Steps to reproduce LSTM-CRF results:
-
Download fastText pre-trained word vectors for Telugu from https://github.com/facebookresearch/fastText/blob/master/pretrained-vectors.md and put them in a folder called vectors in the data directory (ie. in data/vectors).
-
Run the build_data.py file which generates the vocabulary and the directory structure
-
Train the model by running train.py
-
Get the model's predictions on the test set by executing predict_test.py
-
Run the evaluation script in the conll_evaluation folder by executing "perl conll < ../data/LSTM-CRF/predictions/predictions_9-no-dev.txt". The values of the various metrics will be displayed.
Steps to reproduce YamCha results:
-
Run "./configure"
-
Run "make"
-
Execute "sudo make install"
-
Execute 'make CORPUS=../data/Gold_Data_Telugu/train_sentences_9_IOB.txt MODEL=mon_project train SVM_PARAM="-t1 -d2 -c1" train' in the yamcha folder to train the model.
-
Execute 'yamcha -m mon_project.model < ../data/Gold_Data_Telugu/test_sentences_9_IOB.txt > ../data/YamCha/results9_IOB.txt' to get the predictions of the model of the test set.
-
Run the evaluation script in the conll_evaluation folder by executing "perl conll < ../data/YamCha/results9_IOB.txt". The values of the various metrics will be displayed.

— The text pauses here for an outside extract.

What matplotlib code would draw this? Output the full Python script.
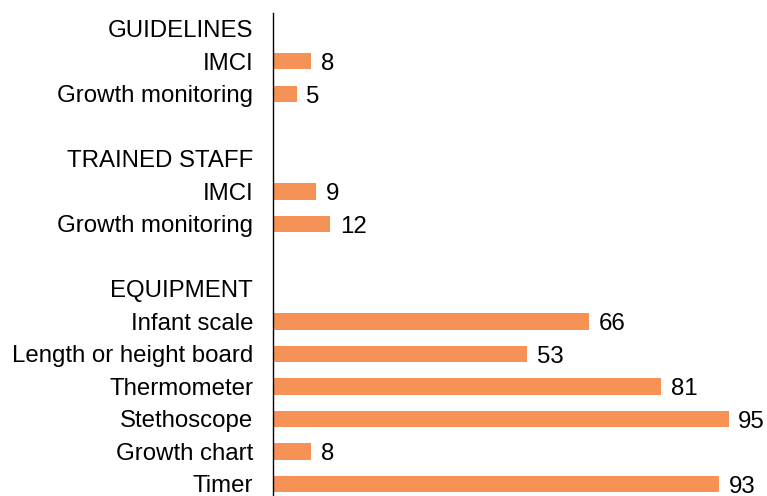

Steps to reproduce CRF++ results:
-
Run "./configure"
-
Run "make"
-
Execute "sudo make install"
-
To train the model, run "./crf_learn -f 3 -c 1.5 template ../data/Gold_Data_Telugu/train_sentences_9_IOB.txt model"
-
To get the predictions of the model of the test set, run "./crf_test -m model ../data/Gold_Data_Telugu/test_sentences_9_IOB.txt > ../data/CRF++/results9_IOB.data"
-
Run the evaluation script in the conll_evaluation folder by executing "perl conll < ../data/CRF++/results9_IOB.data". The values of the various metrics will be displayed.
Most of the LSTM-CRF code is derived from https://github.com/guillaumegenthial/sequence_tagging.